Closing Thoughts — deeper reflections and operational playbook

From my experience running this PoC, a few practical lessons stood out and informed how I would approach the next iteration. These are concrete checkpoints I found repeatedly useful while experimenting.

Start small, but plan for growth

  • Start with a tiny policy map and clear tests. I observed that teams get more value from several iterations of a small system than from one big, brittle platform.
  • Write the acceptance tests first for any policy change; that way you know when a change is behaviorally breaking and can safely iterate.

Make token semantics explicit

  • Define the exact claim set you will accept and validate it strictly. In my experiments, the scopes pattern covered most needs; roles and tenant_id were added only when required.
  • In my opinion, keeping tokens minimal makes audit trails clearer and reduces accidental over-permissioning.

Audit everything that matters

  • Emit structured audit events for 401/403 decisions and include request_id, subject, scopes, path, and reason.
  • I discovered that a small audit pipeline with daily dashboards made debugging far faster than relying on adhoc logs.

Key management is not optional

  • Replace PoC symmetric keys with asymmetric verification and JWKS before you accept live traffic. In my tests, key discovery and rotation were the biggest operational sources of outages when done incorrectly.

Operational playbook (concrete steps)

  1. Add short, strict unit tests for policy changes.
  2. Add integration tests for middleware behaviors and audit events.
  3. Run the PoC against a staging JWKS provider to validate rotation, caching, and error handling.
  4. Deploy to a canary subset of traffic with monitoring and alerts for verification failures.
  5. Ramp up traffic only after zero false positives on validation and audit completeness checks.

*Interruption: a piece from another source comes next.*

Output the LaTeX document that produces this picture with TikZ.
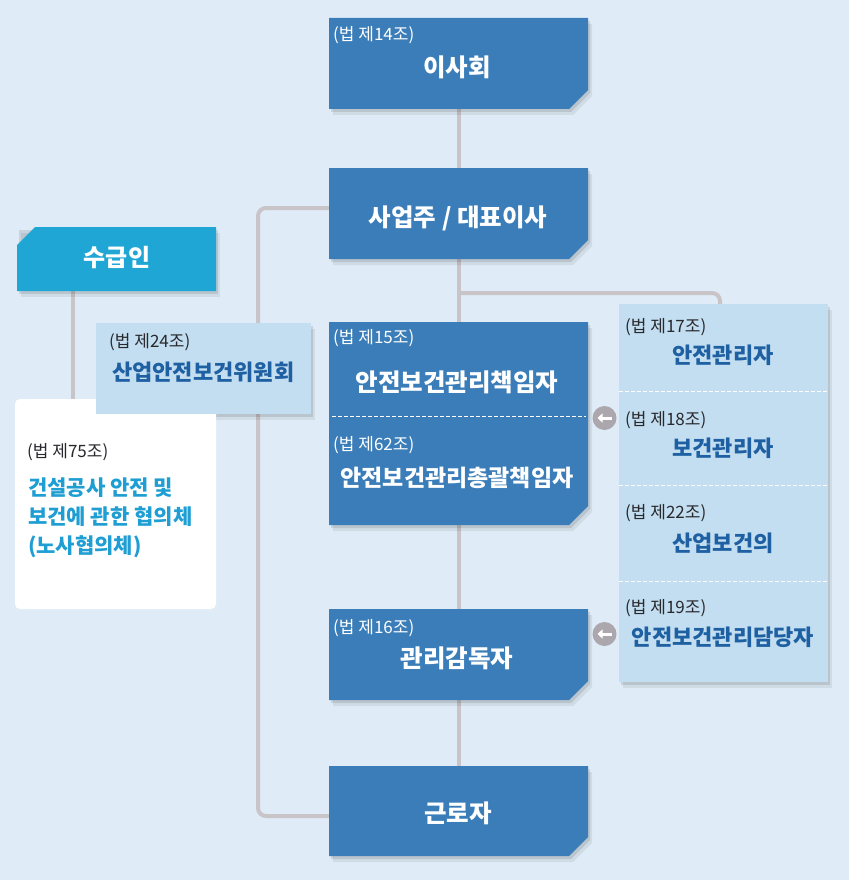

Key management example and pattern

In my PoC I kept the implementation simple at first, then added a JWKS fetch and caching layer as the next logical hardening step. Here's a conceptual snippet that I used to reason about key rotation:

# src/jwks_cache.py
import requests
import time

JWKS_URL = os.getenv('JWKS_URL')
_cache = {"keys": [], "fetched_at": 0}
TTL = 60 * 60  # 1 hour for PoC

def get_jwks():
    now = time.time()
    if _cache['keys'] and (now - _cache['fetched_at'] < TTL):
        return _cache['keys']

    resp = requests.get(JWKS_URL, timeout=2)
    resp.raise_for_status()
    data = resp.json()
    _cache['keys'] = data.get('keys', [])
    _cache['fetched_at'] = now
    return _cache['keys']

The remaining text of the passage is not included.